The writer is a former chairman of the US Federal Reserve

美国经济刚刚度过一场危害性史无前例的金融危机以及长达6年的经济停滞。这本是可以避免的。

2008年金融危机暴露的是,支撑高杠杆金融体系的基础是脆弱的。如果银行资本金充足且有关欺诈的法律法规得到更严格的执行,那么这场危机原本很有可能是金融领域的一段插曲,其影响转瞬即逝。

如果2008年,银行平均资本金占资产的比例达到20%甚至30%(而不是最近10%至11%的水平),那么债务违约连续性蔓延可能根本就不会发生。如果贝尔斯登(Bear Stearns)和雷曼兄弟(Lehman Brothers)当初保持了注重资本金的合伙制企业形式(在这种企业形式下两家公司都曾蓬勃发展),那么它们今天可能还在营业。反对20%或更高资本金要求(即便多年分阶段实行)的理由是,这将打击银行利润和贷款。然而,历史显示并非如此。

从1870年到2014年,在美国,商业银行净利润与权益资本的年度比例为5%到10%,很少有例外。在2008年金融危机之前,这一比例略有上升,这或许反映出与商业银行合法权力空间显著扩大相关的风险上升。

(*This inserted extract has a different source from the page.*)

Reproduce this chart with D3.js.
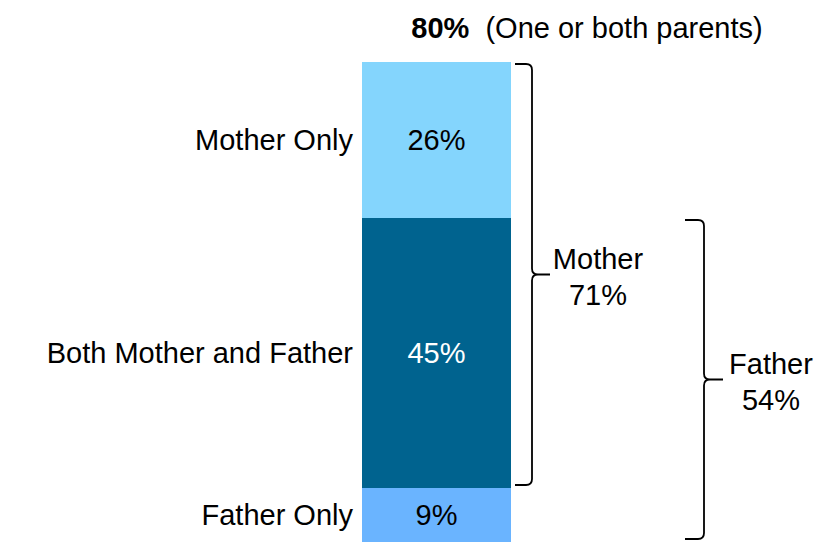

银行业与所有其他行业争夺权益资本。并不令人意外的是,近一个世纪以来,美国非金融企业的税后利润对资产净值的年度比率也是5%到10%,自1890年以来,美国普通股的年度盈利对股价比率为5%到13%。

几十年来,每次银行业危机之后,银行股本回报率刚开始都会下滑,但很快又会回到狭窄区间。例如,2009年股本回报率大幅下滑趋势在2011年被逆转。微幅滑坡更为迅速地让净利润回到了稳定历史区间。2014年,这一比率为8.7%。唯一重大例外出现在大萧条(Great Depression)时期。然而,即便 在那时,利润率也在1936年年底之前回到了1929年的水平。

自1870年以来,银行业回报率一直保持稳定,让这点变得特别引人注目的是,权益资本与资产比经历了显著下滑,随后出现小幅回升。例如,由于准备金制度的巩固和支付系统的改进,银行的权益对资产比率从1870年的36%下滑至1950年的7%。此后,这一比例逐渐回升至现在的11%。

因此,如果历史可以借鉴的话,监管机构逐渐提高对资本金充足率的要求(在权益资本回报率持续稳定的情况下)不会打击阶段盈利,因为银行净利润占资产的比例将被竞争推高,就像过去那样,刚好足以抵消资本金要求提高带来的成本。贷存款利差将扩大,而且(或者)非利息性利润将增加。未来几年银行资本金比例提高附带的一个重要好处可能在于银行监督和监管的大幅削减。

在资本金缓冲提高后,立法者和监管者担心银行贷款和证券组合质量的必要性大大降低,因为任何损失都将由股东、而非纳税人承担。这使得我们可以搁置2010年有关金融监管的《多德-弗兰克法案》(Dodd-Frank Act),从而消除其扭曲市场的可能性,我们在市场流动性和灵活性最近的下滑中看到了这种可能性。

银行的基本经济职能是帮助引导这个国家稀缺的储蓄为我们最具潜力的生产性投资提供资金,资本金充足的银行在发挥这一职能方面应受到小得多的限制。为前沿资本投资提供资金,将带来全国生产率的增长以及生活水平的提高。